- What to produce:
Every entry below should be printed exactly, without its images.

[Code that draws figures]

--

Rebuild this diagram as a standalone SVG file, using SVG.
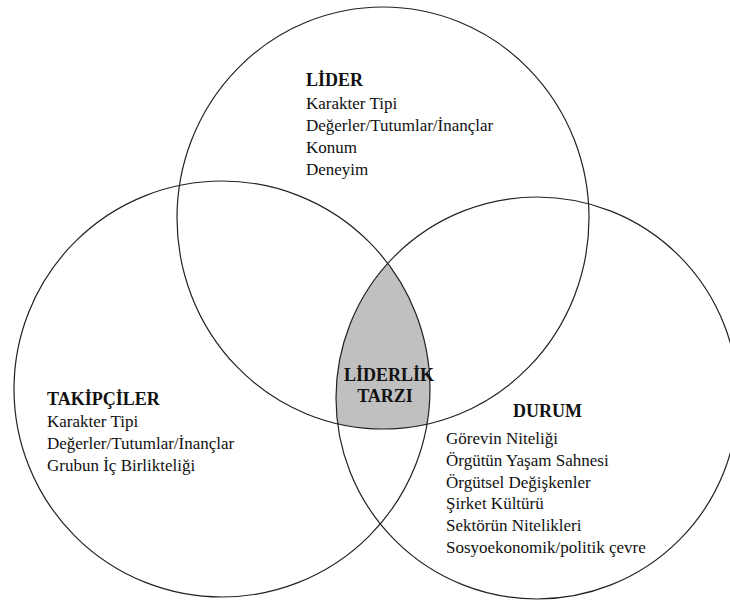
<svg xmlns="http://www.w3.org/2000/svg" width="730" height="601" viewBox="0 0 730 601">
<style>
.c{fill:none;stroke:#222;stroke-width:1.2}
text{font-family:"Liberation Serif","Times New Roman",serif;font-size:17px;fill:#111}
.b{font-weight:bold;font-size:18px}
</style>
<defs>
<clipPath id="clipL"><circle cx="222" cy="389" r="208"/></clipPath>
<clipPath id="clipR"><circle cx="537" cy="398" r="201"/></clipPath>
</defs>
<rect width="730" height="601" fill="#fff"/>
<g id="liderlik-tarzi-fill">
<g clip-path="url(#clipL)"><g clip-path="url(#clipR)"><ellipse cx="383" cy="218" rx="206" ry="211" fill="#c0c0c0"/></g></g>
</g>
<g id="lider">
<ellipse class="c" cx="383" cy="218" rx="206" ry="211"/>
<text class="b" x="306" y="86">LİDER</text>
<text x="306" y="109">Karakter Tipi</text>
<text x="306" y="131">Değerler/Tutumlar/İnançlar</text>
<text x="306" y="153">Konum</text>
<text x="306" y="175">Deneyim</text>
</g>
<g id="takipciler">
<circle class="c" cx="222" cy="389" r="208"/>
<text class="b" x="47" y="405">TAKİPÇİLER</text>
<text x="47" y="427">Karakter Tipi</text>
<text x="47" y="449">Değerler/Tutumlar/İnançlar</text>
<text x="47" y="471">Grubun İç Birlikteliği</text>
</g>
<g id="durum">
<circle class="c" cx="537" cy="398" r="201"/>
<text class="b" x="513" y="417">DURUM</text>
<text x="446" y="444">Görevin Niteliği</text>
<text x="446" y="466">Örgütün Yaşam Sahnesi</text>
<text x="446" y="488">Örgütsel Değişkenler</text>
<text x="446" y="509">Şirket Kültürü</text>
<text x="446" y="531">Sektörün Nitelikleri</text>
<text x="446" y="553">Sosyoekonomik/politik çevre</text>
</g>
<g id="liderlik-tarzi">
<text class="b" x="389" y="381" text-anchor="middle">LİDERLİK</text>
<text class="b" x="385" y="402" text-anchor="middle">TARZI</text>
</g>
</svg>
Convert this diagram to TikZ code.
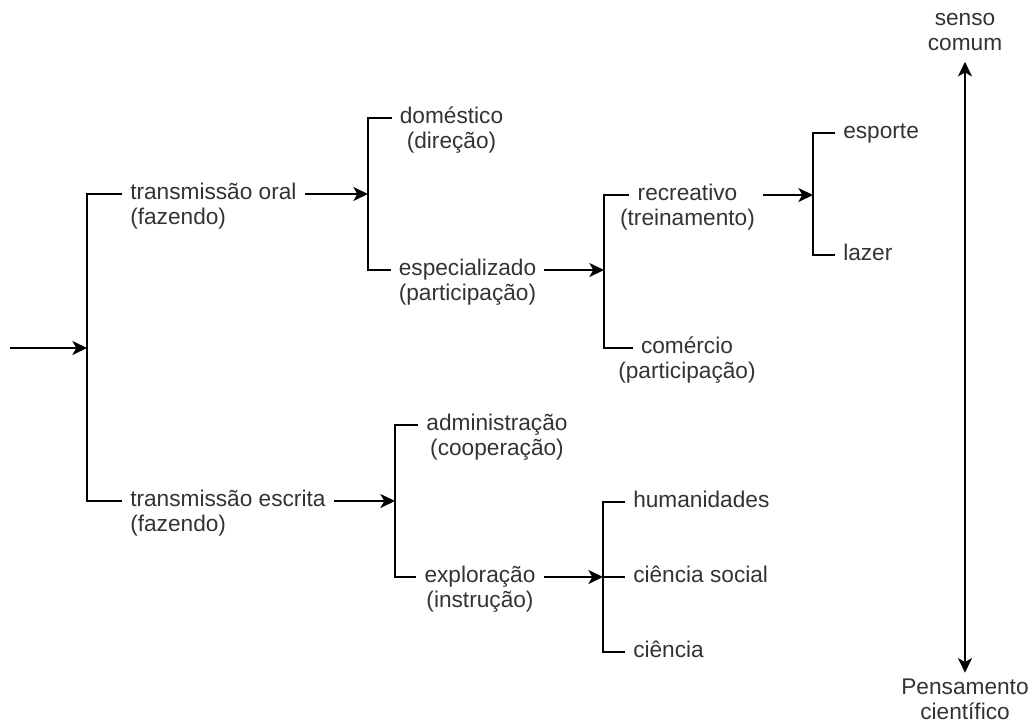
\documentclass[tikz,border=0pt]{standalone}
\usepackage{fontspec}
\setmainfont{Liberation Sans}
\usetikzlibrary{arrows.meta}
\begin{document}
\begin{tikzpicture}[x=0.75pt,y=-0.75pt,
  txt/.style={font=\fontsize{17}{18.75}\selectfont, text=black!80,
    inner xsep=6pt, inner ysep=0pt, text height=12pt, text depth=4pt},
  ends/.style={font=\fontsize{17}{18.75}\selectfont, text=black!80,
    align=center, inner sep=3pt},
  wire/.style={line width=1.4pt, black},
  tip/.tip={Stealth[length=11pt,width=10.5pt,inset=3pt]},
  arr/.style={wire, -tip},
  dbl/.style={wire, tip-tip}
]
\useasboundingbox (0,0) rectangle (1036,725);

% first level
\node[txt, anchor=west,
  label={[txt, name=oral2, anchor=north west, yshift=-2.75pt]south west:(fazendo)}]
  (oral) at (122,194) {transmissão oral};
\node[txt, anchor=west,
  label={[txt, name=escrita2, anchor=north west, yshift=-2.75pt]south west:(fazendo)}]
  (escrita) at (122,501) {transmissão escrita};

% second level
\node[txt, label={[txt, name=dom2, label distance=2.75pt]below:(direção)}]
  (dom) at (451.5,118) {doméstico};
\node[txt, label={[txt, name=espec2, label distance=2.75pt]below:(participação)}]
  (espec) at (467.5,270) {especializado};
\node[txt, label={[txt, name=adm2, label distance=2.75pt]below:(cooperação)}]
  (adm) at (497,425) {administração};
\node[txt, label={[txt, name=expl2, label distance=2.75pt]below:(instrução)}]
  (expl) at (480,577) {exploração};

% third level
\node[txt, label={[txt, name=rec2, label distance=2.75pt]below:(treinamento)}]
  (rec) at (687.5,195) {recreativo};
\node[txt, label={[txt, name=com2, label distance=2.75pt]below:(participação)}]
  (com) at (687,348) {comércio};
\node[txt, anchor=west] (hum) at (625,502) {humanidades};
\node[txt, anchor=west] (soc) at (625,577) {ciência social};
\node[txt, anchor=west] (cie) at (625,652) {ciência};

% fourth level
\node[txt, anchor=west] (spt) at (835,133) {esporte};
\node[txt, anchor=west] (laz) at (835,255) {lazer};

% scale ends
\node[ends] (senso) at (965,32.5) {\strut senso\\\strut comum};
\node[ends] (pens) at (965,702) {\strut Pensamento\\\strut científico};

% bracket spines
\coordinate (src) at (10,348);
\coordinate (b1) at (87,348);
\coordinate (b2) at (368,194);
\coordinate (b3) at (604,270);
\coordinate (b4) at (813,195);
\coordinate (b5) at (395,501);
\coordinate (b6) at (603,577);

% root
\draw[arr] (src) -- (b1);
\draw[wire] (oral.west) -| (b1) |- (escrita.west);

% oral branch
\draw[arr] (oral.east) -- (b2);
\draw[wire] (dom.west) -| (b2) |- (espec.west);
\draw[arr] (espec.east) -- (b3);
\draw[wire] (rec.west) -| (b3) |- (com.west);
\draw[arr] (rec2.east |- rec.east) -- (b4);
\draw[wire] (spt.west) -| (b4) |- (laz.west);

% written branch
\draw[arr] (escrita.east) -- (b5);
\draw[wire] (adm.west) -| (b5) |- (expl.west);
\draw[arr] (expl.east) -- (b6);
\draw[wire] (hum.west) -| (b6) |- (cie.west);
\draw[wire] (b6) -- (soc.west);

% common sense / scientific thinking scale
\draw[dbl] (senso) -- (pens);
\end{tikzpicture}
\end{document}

--

- Solved problem:
Rebuild this diagram as a standalone SVG file, using SVG.
<svg xmlns="http://www.w3.org/2000/svg" width="730" height="601" viewBox="0 0 730 601">
<style>
.c{fill:none;stroke:#222;stroke-width:1.2}
text{font-family:"Liberation Serif","Times New Roman",serif;font-size:17px;fill:#111}
.b{font-weight:bold;font-size:18px}
</style>
<defs>
<clipPath id="clipL"><circle cx="222" cy="389" r="208"/></clipPath>
<clipPath id="clipR"><circle cx="537" cy="398" r="201"/></clipPath>
</defs>
<rect width="730" height="601" fill="#fff"/>
<g id="liderlik-tarzi-fill">
<g clip-path="url(#clipL)"><g clip-path="url(#clipR)"><ellipse cx="383" cy="218" rx="206" ry="211" fill="#c0c0c0"/></g></g>
</g>
<g id="lider">
<ellipse class="c" cx="383" cy="218" rx="206" ry="211"/>
<text class="b" x="306" y="86">LİDER</text>
<text x="306" y="109">Karakter Tipi</text>
<text x="306" y="131">Değerler/Tutumlar/İnançlar</text>
<text x="306" y="153">Konum</text>
<text x="306" y="175">Deneyim</text>
</g>
<g id="takipciler">
<circle class="c" cx="222" cy="389" r="208"/>
<text class="b" x="47" y="405">TAKİPÇİLER</text>
<text x="47" y="427">Karakter Tipi</text>
<text x="47" y="449">Değerler/Tutumlar/İnançlar</text>
<text x="47" y="471">Grubun İç Birlikteliği</text>
</g>
<g id="durum">
<circle class="c" cx="537" cy="398" r="201"/>
<text class="b" x="513" y="417">DURUM</text>
<text x="446" y="444">Görevin Niteliği</text>
<text x="446" y="466">Örgütün Yaşam Sahnesi</text>
<text x="446" y="488">Örgütsel Değişkenler</text>
<text x="446" y="509">Şirket Kültürü</text>
<text x="446" y="531">Sektörün Nitelikleri</text>
<text x="446" y="553">Sosyoekonomik/politik çevre</text>
</g>
<g id="liderlik-tarzi">
<text class="b" x="389" y="381" text-anchor="middle">LİDERLİK</text>
<text class="b" x="385" y="402" text-anchor="middle">TARZI</text>
</g>
</svg>
Convert this diagram to TikZ code.
\documentclass[tikz,border=0pt]{standalone}
\usepackage{fontspec}
\setmainfont{Liberation Sans}
\usetikzlibrary{arrows.meta}
\begin{document}
\begin{tikzpicture}[x=0.75pt,y=-0.75pt,
  txt/.style={font=\fontsize{17}{18.75}\selectfont, text=black!80,
    inner xsep=6pt, inner ysep=0pt, text height=12pt, text depth=4pt},
  ends/.style={font=\fontsize{17}{18.75}\selectfont, text=black!80,
    align=center, inner sep=3pt},
  wire/.style={line width=1.4pt, black},
  tip/.tip={Stealth[length=11pt,width=10.5pt,inset=3pt]},
  arr/.style={wire, -tip},
  dbl/.style={wire, tip-tip}
]
\useasboundingbox (0,0) rectangle (1036,725);

% first level
\node[txt, anchor=west,
  label={[txt, name=oral2, anchor=north west, yshift=-2.75pt]south west:(fazendo)}]
  (oral) at (122,194) {transmissão oral};
\node[txt, anchor=west,
  label={[txt, name=escrita2, anchor=north west, yshift=-2.75pt]south west:(fazendo)}]
  (escrita) at (122,501) {transmissão escrita};

% second level
\node[txt, label={[txt, name=dom2, label distance=2.75pt]below:(direção)}]
  (dom) at (451.5,118) {doméstico};
\node[txt, label={[txt, name=espec2, label distance=2.75pt]below:(participação)}]
  (espec) at (467.5,270) {especializado};
\node[txt, label={[txt, name=adm2, label distance=2.75pt]below:(cooperação)}]
  (adm) at (497,425) {administração};
\node[txt, label={[txt, name=expl2, label distance=2.75pt]below:(instrução)}]
  (expl) at (480,577) {exploração};

% third level
\node[txt, label={[txt, name=rec2, label distance=2.75pt]below:(treinamento)}]
  (rec) at (687.5,195) {recreativo};
\node[txt, label={[txt, name=com2, label distance=2.75pt]below:(participação)}]
  (com) at (687,348) {comércio};
\node[txt, anchor=west] (hum) at (625,502) {humanidades};
\node[txt, anchor=west] (soc) at (625,577) {ciência social};
\node[txt, anchor=west] (cie) at (625,652) {ciência};

% fourth level
\node[txt, anchor=west] (spt) at (835,133) {esporte};
\node[txt, anchor=west] (laz) at (835,255) {lazer};

% scale ends
\node[ends] (senso) at (965,32.5) {\strut senso\\\strut comum};
\node[ends] (pens) at (965,702) {\strut Pensamento\\\strut científico};

% bracket spines
\coordinate (src) at (10,348);
\coordinate (b1) at (87,348);
\coordinate (b2) at (368,194);
\coordinate (b3) at (604,270);
\coordinate (b4) at (813,195);
\coordinate (b5) at (395,501);
\coordinate (b6) at (603,577);

% root
\draw[arr] (src) -- (b1);
\draw[wire] (oral.west) -| (b1) |- (escrita.west);

% oral branch
\draw[arr] (oral.east) -- (b2);
\draw[wire] (dom.west) -| (b2) |- (espec.west);
\draw[arr] (espec.east) -- (b3);
\draw[wire] (rec.west) -| (b3) |- (com.west);
\draw[arr] (rec2.east |- rec.east) -- (b4);
\draw[wire] (spt.west) -| (b4) |- (laz.west);

% written branch
\draw[arr] (escrita.east) -- (b5);
\draw[wire] (adm.west) -| (b5) |- (expl.west);
\draw[arr] (expl.east) -- (b6);
\draw[wire] (hum.west) -| (b6) |- (cie.west);
\draw[wire] (b6) -- (soc.west);

% common sense / scientific thinking scale
\draw[dbl] (senso) -- (pens);
\end{tikzpicture}
\end{document}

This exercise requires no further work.